With the public outcry over, Kelly never revealed the findings of his investigation. The department claimed ignorance of the supervisory lapses cited by Judge Straus.
Department spokesman Browne blamed the impasse on the Manhattan District Attorney’s request that the NYPD wait until after Conroy’s trial to investigate. A spokeswoman for the district attorney said the DA had made no such a request.
… Timothy Stansbury, January 2004. Just hours after police officer Richard Neri fatally shot an unarmed black teenager, Timothy Stansbury, on his apartment building rooftop, Kelly announced, “There appears to be no justification” to the shooting.
Law enforcement officials criticized Kelly, a non-practicing lawyer, for speaking out before the investigation was completed as possibly prejudicing Neri’s criminal trial. The former New York Civil Liberties head, Norman Siegel, said Kelly had violated Neri’s rights.
Meanwhile, the city’s newspapers praised Kelly for saving the city from a riot. Kelly “quickly told the public that the shooting appeared to be unjustified,” the New York Times editorialized, “with an openness that was absent when Rudolph Giuliani was mayor.”
A Brooklyn grand jury concluded the shooting was accidental and did not indict Neri. He remained in the department and was subsequently elected a union delegate.

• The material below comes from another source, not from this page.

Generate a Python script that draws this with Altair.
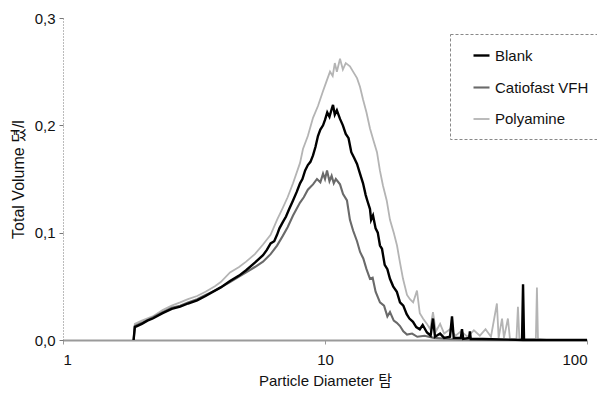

… Imam Morales, September 2008. ESU Lieutenant Michael Pigott ordered his officer to fire a Taser gun at Morales, a naked, emotionally disturbed man perched on a second-floor ledge of his Brooklyn building. Clutching an eight-foot long fluorescent light bulb, Morales had been menacing the cop trying to rescue him. After the officer fired, Morales fell headfirst to the ground and died, his tragic end filmed by a witness and played over and over on television.
Kelly charged that Pigott violated department guidelines, and ordered him stripped of his badge and gun and placed on desk duty in a unit away from his ESU colleagues. Pigott took full blame for Morales’s death but apparently grew despondent when superiors warned him he faced the possibility of prison.
Eight days after Morales’s death, Pigott secretly returned to his former ESU unit at 4 A.M., broke into a fellow officer’s locker, took his gun, and fired a bullet into his head. A suicide note said he was afraid of being arrested and didn’t want his family to see him in handcuffs or behind bars. Alongside his suicide note were pictures of his three children.
His wife Susan banned Kelly from her husband’s funeral, although Kelly appeared at the wake with his wife.
For reasons not explained, Kelly subsequently promoted the officer who had fired the Taser to detective.